33. I know that rotations on the fellowship offer international positions, but what about after? I would love to work in the Spanish-speaking world so can you tell me about any of the projects there?
You can seek a permanent role after the three rotations anywhere in the world. In some regions, this requires total fluency in the language, but in others, where a more international role is played, much of the business is conducted in English. It’s hard to describe the opportunities in the Spanish speaking world, because there are as many opportunities as there are agencies. It would be up to you to create your own opportunity, based on the experience and expertise you develop during your three rotations.

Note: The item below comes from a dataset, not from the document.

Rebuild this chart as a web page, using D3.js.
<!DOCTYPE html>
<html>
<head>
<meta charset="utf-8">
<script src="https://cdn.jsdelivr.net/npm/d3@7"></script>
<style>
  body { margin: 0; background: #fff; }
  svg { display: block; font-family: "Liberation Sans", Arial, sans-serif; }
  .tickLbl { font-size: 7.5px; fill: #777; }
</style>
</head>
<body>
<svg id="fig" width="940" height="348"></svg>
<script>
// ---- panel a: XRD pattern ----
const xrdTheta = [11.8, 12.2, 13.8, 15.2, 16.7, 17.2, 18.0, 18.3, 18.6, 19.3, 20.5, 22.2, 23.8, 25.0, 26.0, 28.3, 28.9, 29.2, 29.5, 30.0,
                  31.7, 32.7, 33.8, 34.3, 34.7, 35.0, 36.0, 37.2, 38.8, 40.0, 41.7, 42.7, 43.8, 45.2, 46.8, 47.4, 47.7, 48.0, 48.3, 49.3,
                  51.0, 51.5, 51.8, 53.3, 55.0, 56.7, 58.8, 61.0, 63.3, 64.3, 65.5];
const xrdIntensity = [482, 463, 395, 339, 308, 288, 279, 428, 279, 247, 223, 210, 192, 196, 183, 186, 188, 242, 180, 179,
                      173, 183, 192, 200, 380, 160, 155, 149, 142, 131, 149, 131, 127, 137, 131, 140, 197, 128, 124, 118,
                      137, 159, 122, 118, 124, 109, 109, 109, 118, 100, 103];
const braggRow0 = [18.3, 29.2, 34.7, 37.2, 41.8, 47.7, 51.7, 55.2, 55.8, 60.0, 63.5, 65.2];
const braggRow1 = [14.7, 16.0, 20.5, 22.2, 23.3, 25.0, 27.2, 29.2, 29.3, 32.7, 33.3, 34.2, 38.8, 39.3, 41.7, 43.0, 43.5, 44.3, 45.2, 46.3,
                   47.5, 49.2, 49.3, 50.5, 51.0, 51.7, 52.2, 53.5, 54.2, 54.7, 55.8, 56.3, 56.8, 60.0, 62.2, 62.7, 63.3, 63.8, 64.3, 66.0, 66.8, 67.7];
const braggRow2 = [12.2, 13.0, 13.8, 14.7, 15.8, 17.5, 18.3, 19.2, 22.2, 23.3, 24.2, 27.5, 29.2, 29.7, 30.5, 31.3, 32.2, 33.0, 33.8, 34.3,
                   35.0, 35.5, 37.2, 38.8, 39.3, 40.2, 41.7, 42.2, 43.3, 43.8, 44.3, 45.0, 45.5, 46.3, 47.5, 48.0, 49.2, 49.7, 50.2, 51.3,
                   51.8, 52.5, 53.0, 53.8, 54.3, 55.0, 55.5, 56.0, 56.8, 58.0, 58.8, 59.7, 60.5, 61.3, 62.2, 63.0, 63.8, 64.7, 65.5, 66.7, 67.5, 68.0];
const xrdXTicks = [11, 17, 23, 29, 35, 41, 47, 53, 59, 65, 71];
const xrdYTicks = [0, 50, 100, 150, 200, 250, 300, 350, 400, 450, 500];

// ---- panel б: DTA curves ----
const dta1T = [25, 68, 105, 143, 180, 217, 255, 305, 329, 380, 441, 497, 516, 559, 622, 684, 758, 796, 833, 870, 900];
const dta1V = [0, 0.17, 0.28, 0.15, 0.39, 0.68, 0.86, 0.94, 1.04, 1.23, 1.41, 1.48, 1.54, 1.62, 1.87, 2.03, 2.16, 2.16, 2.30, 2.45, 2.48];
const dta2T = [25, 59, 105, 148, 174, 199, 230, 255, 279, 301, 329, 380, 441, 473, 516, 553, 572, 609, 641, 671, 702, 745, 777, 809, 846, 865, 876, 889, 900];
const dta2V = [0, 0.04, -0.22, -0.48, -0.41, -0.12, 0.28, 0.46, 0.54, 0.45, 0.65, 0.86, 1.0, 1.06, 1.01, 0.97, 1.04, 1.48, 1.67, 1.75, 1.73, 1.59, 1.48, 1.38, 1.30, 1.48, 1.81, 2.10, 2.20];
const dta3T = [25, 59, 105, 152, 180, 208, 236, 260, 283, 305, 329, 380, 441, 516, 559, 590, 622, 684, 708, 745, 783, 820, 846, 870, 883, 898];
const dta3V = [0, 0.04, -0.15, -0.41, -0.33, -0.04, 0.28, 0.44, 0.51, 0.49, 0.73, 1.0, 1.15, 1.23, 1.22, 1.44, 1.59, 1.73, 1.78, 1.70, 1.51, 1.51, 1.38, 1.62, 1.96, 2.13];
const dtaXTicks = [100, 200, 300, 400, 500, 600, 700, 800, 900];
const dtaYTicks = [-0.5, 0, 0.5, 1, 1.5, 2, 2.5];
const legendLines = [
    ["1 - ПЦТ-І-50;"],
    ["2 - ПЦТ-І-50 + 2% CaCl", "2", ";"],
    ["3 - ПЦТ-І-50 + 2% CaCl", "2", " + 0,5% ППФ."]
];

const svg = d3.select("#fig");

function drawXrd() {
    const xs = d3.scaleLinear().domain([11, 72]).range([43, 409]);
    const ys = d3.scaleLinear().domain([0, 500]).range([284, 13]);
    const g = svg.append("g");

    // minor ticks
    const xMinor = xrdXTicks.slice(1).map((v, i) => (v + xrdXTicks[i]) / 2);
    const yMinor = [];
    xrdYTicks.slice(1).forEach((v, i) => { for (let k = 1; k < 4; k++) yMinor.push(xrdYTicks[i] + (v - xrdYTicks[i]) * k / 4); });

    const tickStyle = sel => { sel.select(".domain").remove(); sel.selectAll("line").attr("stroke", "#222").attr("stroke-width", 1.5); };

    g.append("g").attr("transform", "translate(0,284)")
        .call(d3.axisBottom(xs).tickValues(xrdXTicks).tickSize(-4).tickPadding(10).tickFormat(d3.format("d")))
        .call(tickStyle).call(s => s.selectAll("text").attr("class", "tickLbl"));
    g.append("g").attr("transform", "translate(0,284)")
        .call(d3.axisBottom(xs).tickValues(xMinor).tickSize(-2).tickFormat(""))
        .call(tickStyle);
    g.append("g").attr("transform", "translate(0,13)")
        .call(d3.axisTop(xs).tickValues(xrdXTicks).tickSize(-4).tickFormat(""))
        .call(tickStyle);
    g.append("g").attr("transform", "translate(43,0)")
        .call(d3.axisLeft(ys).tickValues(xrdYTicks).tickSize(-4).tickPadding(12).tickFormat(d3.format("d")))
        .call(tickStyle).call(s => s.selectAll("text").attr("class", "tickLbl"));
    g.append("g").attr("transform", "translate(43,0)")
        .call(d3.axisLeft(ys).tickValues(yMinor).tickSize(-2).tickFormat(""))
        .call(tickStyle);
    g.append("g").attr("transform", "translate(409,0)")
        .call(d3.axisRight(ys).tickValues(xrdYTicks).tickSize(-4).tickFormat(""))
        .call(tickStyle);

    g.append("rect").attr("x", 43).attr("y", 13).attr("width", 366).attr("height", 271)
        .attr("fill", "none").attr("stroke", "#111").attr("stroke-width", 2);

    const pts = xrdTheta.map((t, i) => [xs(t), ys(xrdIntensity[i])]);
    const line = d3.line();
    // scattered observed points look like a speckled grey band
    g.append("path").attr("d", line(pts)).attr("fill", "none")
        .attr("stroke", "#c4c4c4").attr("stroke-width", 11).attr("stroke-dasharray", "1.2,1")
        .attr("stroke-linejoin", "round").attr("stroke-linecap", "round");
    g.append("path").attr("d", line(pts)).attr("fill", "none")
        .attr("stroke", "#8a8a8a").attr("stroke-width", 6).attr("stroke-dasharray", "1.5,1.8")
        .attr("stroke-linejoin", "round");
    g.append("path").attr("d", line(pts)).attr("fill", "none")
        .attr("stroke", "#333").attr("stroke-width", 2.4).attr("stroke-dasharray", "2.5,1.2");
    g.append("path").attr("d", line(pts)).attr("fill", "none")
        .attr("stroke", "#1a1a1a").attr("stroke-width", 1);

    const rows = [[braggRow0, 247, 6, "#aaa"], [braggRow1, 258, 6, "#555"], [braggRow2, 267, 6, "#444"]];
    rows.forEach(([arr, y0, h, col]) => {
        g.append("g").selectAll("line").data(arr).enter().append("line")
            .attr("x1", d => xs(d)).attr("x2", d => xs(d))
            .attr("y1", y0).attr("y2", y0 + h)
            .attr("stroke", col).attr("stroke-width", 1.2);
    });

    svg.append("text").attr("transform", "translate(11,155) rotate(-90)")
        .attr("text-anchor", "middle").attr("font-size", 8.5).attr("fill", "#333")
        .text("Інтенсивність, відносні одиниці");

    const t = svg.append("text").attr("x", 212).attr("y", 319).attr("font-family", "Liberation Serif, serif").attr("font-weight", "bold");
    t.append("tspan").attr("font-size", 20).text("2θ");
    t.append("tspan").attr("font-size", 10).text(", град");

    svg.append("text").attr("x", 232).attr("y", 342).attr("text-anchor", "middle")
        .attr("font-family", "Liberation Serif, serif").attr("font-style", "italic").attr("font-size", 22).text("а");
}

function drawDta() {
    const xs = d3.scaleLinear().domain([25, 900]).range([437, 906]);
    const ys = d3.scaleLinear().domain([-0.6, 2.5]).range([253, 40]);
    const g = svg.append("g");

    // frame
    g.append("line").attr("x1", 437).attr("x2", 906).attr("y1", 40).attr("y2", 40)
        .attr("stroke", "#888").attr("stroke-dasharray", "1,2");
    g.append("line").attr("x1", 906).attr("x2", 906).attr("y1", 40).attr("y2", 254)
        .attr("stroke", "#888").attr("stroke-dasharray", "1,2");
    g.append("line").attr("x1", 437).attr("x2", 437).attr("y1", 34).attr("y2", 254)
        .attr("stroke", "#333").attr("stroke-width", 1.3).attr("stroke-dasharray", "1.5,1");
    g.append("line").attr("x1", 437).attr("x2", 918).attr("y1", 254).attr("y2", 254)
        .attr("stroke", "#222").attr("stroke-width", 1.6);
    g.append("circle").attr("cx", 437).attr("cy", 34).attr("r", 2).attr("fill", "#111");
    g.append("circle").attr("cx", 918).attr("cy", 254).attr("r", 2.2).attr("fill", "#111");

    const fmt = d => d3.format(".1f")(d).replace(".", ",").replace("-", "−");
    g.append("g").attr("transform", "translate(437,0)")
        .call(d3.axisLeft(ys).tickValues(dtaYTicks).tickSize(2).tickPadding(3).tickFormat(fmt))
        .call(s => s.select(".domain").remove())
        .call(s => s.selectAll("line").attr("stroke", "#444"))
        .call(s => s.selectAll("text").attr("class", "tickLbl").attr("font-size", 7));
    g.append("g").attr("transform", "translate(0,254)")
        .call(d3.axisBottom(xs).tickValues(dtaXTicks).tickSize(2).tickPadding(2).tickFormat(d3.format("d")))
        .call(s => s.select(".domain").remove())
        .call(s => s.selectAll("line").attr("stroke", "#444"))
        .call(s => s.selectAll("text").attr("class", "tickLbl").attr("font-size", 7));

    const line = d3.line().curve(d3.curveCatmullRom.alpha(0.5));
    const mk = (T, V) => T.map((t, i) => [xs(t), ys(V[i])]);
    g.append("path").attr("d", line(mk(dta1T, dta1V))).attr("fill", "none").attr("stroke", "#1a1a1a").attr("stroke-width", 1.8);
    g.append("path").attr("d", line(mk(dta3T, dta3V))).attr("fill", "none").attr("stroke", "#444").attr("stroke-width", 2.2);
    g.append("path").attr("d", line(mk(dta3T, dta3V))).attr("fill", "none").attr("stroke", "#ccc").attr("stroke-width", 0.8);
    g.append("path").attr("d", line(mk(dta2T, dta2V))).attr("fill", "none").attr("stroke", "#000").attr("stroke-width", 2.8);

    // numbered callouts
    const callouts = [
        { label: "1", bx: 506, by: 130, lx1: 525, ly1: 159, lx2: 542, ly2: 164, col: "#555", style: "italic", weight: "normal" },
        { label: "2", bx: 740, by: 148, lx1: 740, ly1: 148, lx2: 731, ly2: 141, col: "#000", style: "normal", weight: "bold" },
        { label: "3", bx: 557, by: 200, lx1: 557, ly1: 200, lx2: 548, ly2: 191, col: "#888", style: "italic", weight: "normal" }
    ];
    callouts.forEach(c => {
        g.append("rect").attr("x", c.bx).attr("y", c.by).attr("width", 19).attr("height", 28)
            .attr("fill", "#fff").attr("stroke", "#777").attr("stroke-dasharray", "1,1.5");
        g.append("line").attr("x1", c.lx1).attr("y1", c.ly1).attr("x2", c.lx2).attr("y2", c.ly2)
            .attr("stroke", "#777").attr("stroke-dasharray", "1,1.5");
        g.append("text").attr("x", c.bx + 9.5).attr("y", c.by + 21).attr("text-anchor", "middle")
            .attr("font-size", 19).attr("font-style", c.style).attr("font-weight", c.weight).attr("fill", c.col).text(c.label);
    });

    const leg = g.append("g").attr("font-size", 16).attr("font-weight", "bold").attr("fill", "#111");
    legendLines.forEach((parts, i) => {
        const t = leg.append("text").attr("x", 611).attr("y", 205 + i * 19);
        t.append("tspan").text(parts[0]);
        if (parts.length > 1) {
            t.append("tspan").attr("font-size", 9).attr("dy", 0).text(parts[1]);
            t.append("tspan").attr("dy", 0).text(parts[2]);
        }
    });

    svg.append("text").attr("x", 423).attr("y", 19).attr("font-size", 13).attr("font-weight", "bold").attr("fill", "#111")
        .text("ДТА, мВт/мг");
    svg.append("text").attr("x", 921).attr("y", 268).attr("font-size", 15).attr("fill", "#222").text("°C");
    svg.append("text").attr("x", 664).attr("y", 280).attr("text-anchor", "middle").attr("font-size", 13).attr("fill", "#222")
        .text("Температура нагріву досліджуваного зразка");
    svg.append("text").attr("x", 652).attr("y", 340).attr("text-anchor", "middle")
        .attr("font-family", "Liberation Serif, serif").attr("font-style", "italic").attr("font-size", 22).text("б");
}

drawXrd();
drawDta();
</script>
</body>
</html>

34. How has the effect of technology benefited or limited WPP?
Technology brings enormous potential benefits to companies like ours, but only if it’s used to enhance our understanding of, and communication with, the people with whom our clients desire productive relationships. Too often, technology is applied for technology’s sake – we do things ‘because we can’ rather than because they’re the right thing to do. Having said that, many WPP companies are at the forefront of technological development, and the relevant application of this technology can only benefit us and our clients.
35. Where do you think the future of marketing and communications will go?
If you look at the inscriptions on the walls in the ancient Roman city of Pompeii, you’ll see advertising that was created 2,000 years ago. Fundamentally, advertising hasn’t changed that much in the intervening years. Everything we do is about creating awareness of, and engagement with, our clients’ brands or ideas. In 2,000 years’ time (assuming we haven’t destroyed the planet by then, which is a big and perhaps over-optimistic assumption), I suspect that people will still be using advertising, in its many and varied forms, to create and sustain such commercial or ideological relationships.
Another way to answer your question is to say, I don’t know. Five years ago, I’ll bet you could not have accurately predicted what you’d be doing today. I know I couldn’t.